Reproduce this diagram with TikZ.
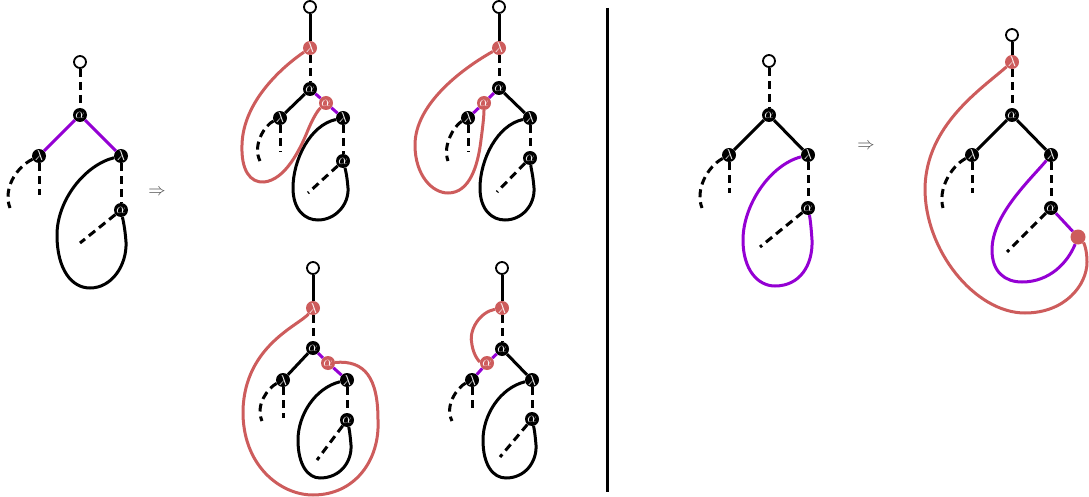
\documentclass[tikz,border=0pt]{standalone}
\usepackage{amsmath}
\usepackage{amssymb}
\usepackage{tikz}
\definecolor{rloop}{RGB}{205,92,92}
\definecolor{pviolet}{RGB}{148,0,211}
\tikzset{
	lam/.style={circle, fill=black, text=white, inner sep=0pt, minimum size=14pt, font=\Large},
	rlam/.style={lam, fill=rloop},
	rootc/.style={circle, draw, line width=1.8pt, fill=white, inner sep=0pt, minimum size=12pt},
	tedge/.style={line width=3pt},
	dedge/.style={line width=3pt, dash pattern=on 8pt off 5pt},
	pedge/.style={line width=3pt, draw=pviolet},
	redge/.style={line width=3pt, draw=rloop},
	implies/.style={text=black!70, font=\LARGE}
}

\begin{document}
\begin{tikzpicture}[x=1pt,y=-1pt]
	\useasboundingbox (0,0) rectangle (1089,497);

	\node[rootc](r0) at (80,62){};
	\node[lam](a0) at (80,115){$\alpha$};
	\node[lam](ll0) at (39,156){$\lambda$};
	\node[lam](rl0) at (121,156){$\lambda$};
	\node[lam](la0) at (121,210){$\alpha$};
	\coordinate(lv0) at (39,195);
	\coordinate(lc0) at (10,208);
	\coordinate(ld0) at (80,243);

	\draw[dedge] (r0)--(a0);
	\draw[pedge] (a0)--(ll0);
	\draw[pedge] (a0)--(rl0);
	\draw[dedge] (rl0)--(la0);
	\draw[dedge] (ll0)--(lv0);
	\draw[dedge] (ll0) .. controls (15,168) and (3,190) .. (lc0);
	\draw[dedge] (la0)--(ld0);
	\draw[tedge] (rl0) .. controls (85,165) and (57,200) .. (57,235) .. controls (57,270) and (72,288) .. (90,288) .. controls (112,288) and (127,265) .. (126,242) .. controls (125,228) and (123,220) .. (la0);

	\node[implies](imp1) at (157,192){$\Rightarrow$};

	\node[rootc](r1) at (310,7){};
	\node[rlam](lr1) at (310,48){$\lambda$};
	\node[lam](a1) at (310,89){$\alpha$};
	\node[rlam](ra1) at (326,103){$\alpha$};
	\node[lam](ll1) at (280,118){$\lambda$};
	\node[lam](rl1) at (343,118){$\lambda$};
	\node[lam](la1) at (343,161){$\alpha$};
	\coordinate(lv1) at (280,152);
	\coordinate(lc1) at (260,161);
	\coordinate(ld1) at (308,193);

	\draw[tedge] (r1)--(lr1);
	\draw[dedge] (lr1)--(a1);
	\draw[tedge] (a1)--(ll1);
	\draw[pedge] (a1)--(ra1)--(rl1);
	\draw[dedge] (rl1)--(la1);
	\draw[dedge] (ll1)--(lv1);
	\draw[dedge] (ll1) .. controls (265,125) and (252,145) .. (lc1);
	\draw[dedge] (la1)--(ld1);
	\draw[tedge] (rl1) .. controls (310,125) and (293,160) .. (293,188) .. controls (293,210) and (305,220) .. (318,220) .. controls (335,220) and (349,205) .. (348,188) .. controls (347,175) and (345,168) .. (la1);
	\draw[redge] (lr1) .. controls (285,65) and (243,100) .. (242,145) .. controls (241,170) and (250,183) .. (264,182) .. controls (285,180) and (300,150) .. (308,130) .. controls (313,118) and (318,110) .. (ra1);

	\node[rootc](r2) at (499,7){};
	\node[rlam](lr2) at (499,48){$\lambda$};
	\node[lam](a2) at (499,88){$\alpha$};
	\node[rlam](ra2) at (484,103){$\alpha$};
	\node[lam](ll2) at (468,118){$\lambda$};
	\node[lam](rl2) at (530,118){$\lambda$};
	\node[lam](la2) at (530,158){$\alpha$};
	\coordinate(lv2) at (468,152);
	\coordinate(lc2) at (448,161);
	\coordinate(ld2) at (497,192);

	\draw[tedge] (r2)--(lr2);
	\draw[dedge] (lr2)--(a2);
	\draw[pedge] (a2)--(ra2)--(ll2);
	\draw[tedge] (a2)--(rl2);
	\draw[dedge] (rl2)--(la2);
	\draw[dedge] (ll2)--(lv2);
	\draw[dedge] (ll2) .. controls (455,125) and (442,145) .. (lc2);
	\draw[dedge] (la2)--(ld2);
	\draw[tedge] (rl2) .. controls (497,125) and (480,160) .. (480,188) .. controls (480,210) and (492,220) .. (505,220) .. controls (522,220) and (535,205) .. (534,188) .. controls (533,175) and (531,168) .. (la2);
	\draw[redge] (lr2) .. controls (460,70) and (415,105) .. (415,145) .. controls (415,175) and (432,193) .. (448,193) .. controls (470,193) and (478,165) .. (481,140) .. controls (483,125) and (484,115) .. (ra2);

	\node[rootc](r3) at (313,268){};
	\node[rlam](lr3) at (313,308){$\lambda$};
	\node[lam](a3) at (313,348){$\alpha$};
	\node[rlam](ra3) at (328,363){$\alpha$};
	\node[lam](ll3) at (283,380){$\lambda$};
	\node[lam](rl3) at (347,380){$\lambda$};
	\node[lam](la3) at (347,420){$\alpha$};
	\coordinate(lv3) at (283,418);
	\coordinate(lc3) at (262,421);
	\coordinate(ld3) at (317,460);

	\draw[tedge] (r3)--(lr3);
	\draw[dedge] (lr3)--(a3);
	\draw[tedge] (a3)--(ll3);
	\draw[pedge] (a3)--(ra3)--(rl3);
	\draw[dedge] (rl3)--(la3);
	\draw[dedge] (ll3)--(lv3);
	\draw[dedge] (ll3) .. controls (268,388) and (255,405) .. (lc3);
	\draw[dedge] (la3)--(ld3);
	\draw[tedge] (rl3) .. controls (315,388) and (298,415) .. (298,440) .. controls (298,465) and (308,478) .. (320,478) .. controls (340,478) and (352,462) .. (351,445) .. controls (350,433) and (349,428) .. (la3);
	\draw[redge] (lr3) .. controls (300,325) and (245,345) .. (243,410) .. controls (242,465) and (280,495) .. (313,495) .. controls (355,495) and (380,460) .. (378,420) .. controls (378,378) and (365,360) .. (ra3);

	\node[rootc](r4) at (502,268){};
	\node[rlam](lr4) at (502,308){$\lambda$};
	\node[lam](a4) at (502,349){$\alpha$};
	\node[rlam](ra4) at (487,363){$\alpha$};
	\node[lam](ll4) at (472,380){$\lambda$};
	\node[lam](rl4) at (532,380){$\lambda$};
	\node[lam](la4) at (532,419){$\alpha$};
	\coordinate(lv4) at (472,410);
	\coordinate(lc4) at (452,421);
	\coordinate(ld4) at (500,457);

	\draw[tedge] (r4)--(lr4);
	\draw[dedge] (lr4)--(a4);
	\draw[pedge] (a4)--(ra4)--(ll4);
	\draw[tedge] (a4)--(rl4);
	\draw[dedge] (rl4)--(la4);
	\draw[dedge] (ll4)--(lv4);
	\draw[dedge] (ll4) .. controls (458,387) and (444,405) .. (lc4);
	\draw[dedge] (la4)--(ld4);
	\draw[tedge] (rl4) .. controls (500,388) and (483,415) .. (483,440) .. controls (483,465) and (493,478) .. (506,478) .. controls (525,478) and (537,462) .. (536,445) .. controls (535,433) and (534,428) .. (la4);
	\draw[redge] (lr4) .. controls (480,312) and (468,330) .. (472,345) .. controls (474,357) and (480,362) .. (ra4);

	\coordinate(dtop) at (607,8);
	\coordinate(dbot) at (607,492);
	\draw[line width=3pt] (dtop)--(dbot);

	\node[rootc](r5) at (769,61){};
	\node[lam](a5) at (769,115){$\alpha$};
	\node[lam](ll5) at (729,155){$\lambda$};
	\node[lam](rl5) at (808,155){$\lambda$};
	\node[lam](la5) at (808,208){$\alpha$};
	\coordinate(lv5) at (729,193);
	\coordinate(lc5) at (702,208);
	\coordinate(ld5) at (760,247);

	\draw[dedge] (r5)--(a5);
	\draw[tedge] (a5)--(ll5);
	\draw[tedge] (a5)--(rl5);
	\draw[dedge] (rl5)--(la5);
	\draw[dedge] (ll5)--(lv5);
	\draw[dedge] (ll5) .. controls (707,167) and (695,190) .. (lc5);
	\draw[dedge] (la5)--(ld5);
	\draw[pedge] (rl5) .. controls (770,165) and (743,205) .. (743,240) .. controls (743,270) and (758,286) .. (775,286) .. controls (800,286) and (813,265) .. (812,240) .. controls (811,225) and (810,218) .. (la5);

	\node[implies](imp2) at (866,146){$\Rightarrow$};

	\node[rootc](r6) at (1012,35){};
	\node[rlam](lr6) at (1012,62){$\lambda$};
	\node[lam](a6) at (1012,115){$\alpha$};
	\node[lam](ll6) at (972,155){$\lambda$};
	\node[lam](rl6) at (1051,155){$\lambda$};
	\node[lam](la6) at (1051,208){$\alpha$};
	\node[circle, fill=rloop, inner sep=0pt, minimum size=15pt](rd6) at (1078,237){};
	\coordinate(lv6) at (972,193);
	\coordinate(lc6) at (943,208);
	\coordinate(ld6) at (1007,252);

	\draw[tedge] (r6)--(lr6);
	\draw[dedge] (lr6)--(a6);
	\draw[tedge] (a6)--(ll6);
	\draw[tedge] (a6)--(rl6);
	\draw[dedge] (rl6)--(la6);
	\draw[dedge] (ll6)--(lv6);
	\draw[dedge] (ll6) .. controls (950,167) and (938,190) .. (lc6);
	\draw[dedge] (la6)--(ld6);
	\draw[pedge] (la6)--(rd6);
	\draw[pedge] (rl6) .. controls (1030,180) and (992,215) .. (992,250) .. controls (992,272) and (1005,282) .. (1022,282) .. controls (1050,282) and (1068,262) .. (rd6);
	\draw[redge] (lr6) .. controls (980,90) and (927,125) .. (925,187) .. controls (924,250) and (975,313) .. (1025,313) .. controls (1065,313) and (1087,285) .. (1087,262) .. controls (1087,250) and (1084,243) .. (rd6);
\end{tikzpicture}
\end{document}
...
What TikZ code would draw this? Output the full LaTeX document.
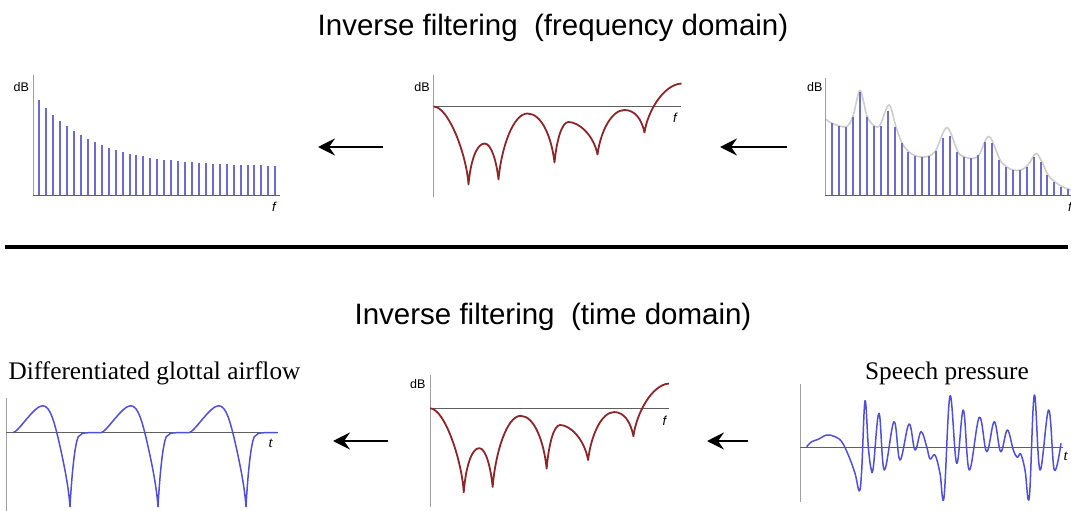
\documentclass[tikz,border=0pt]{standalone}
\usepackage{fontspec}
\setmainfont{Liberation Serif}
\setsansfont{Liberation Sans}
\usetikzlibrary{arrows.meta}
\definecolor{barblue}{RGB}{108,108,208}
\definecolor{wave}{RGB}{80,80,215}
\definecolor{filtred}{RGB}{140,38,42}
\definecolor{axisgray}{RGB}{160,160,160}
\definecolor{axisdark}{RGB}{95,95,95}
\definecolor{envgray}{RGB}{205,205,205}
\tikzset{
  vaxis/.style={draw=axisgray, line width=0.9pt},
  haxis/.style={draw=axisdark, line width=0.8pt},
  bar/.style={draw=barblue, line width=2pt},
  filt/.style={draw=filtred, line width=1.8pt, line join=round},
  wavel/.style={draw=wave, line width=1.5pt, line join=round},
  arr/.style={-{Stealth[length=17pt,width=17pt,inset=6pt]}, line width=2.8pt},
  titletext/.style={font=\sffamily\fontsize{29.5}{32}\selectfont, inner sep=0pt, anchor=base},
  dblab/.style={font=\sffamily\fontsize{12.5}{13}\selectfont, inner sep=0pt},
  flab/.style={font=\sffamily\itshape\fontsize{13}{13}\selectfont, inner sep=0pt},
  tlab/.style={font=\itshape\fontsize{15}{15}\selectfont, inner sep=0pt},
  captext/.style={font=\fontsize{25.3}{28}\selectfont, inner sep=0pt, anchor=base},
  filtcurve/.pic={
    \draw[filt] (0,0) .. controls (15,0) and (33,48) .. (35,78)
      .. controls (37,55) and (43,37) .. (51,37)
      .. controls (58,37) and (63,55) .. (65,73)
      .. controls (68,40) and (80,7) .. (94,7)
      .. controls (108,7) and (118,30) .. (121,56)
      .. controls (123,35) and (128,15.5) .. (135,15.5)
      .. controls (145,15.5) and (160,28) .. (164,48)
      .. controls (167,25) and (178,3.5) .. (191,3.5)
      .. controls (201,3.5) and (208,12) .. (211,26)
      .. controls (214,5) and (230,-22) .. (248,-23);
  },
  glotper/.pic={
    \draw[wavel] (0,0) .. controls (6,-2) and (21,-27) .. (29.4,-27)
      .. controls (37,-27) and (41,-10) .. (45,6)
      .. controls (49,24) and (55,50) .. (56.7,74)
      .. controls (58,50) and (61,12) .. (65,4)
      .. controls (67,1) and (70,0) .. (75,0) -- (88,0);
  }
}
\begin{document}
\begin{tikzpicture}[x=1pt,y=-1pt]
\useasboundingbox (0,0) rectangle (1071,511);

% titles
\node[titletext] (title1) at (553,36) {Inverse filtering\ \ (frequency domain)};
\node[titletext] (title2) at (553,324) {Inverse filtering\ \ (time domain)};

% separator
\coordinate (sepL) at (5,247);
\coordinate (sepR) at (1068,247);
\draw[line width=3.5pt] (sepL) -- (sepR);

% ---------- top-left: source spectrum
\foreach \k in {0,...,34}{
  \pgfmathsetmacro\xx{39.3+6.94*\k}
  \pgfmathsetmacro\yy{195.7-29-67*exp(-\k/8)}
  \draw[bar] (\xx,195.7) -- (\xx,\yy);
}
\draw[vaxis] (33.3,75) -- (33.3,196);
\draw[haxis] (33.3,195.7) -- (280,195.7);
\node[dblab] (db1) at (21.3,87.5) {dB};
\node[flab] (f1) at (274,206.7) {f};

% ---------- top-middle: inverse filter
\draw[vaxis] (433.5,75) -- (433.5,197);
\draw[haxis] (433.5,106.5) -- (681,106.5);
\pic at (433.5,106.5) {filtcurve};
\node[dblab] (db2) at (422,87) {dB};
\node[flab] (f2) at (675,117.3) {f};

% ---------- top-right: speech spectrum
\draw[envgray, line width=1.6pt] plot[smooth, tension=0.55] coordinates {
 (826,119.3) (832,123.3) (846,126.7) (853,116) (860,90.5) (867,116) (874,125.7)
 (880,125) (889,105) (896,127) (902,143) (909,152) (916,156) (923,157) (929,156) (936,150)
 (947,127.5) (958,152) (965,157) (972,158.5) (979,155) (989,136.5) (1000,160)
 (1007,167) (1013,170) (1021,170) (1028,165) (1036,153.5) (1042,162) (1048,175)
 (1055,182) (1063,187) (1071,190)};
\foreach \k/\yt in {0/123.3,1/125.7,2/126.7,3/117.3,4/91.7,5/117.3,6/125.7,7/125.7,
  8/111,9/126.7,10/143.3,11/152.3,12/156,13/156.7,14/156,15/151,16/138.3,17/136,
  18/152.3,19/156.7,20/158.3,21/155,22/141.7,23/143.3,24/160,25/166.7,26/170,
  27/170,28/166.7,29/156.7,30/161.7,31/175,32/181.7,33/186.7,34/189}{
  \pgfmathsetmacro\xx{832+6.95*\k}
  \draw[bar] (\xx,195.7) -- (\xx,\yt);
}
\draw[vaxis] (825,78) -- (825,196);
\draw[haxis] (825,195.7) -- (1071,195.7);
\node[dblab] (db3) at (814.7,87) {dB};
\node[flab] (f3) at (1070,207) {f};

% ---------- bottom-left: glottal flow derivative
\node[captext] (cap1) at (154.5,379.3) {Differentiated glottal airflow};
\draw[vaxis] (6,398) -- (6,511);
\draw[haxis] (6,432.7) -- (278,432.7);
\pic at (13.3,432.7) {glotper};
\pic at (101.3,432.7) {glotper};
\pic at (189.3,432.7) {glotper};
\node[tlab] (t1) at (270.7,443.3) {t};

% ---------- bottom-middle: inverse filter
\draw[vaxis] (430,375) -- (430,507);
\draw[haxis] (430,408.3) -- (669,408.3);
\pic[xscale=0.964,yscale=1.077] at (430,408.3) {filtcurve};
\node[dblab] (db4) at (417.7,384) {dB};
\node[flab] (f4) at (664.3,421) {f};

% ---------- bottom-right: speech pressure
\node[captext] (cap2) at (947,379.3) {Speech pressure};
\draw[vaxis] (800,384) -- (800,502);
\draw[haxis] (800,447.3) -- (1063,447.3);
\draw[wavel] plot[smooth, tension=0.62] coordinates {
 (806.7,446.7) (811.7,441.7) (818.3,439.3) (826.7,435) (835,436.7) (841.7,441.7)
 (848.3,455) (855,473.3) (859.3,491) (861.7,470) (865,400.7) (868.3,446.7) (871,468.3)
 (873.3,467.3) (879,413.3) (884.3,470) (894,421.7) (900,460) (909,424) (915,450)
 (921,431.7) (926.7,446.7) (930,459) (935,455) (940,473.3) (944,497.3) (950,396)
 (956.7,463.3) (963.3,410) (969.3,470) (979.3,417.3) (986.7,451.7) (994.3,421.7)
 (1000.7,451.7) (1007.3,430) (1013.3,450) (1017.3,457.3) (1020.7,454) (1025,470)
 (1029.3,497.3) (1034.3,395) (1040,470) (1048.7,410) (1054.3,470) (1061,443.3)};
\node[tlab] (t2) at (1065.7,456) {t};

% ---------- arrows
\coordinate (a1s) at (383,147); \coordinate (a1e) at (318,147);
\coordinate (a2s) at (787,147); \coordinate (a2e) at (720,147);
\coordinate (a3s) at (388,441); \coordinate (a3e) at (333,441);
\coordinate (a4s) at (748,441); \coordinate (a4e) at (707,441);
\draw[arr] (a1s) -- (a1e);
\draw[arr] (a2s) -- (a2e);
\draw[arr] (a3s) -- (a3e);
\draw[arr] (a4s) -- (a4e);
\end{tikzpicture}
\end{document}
* * *
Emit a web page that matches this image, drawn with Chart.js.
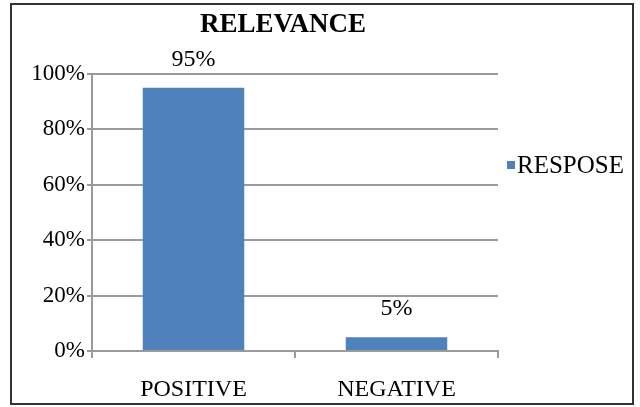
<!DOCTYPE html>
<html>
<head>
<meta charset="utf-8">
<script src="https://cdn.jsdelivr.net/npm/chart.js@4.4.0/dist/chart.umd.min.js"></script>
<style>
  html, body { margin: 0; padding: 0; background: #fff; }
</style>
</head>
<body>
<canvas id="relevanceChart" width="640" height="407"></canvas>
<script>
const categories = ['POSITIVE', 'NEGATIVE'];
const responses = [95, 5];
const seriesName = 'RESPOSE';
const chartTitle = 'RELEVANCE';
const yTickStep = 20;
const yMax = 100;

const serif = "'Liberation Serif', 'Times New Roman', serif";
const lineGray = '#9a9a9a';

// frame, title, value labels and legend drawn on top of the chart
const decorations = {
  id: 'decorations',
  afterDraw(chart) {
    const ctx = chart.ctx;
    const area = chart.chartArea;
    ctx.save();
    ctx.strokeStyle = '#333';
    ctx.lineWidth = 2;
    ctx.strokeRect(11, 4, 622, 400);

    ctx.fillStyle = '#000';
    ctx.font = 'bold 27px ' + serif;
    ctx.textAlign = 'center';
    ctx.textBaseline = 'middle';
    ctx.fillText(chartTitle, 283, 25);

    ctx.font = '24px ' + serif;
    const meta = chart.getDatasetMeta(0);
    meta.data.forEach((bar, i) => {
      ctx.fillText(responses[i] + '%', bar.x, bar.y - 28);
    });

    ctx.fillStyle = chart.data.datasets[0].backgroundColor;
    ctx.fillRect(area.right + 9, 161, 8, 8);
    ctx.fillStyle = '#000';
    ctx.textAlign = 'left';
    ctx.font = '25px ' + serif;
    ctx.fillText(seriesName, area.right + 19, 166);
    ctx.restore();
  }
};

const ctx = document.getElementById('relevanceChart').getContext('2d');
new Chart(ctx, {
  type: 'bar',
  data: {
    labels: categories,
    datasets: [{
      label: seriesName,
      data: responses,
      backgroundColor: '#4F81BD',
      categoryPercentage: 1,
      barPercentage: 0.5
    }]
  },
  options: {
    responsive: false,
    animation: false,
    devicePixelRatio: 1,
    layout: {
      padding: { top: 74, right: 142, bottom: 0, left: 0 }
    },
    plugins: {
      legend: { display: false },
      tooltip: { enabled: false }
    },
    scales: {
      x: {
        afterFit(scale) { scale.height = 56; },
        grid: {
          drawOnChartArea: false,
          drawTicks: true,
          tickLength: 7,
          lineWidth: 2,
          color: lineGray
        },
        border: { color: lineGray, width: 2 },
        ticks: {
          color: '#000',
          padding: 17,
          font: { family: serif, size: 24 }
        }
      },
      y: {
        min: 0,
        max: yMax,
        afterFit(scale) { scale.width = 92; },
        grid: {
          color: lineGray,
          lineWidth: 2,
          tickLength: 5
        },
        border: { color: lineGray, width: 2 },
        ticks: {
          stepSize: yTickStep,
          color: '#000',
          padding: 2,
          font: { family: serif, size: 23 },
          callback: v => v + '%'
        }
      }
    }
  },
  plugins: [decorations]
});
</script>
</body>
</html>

▶ WHAT YOU NEED TO DO: Write out the lines beginning with the one that contains "Reproduce this diagram with TikZ." and ending with the one that contains "(0,0) rectangle (1089,497);", exactly as given. Leave pictures out.

▶ FULL OUTPUT:
Reproduce this diagram with TikZ.
\documentclass[tikz,border=0pt]{standalone}
\usepackage{amsmath}
\usepackage{amssymb}
\usepackage{tikz}
\definecolor{rloop}{RGB}{205,92,92}
\definecolor{pviolet}{RGB}{148,0,211}
\tikzset{
	lam/.style={circle, fill=black, text=white, inner sep=0pt, minimum size=14pt, font=\Large},
	rlam/.style={lam, fill=rloop},
	rootc/.style={circle, draw, line width=1.8pt, fill=white, inner sep=0pt, minimum size=12pt},
	tedge/.style={line width=3pt},
	dedge/.style={line width=3pt, dash pattern=on 8pt off 5pt},
	pedge/.style={line width=3pt, draw=pviolet},
	redge/.style={line width=3pt, draw=rloop},
	implies/.style={text=black!70, font=\LARGE}
}

\begin{document}
\begin{tikzpicture}[x=1pt,y=-1pt]
	\useasboundingbox (0,0) rectangle (1089,497);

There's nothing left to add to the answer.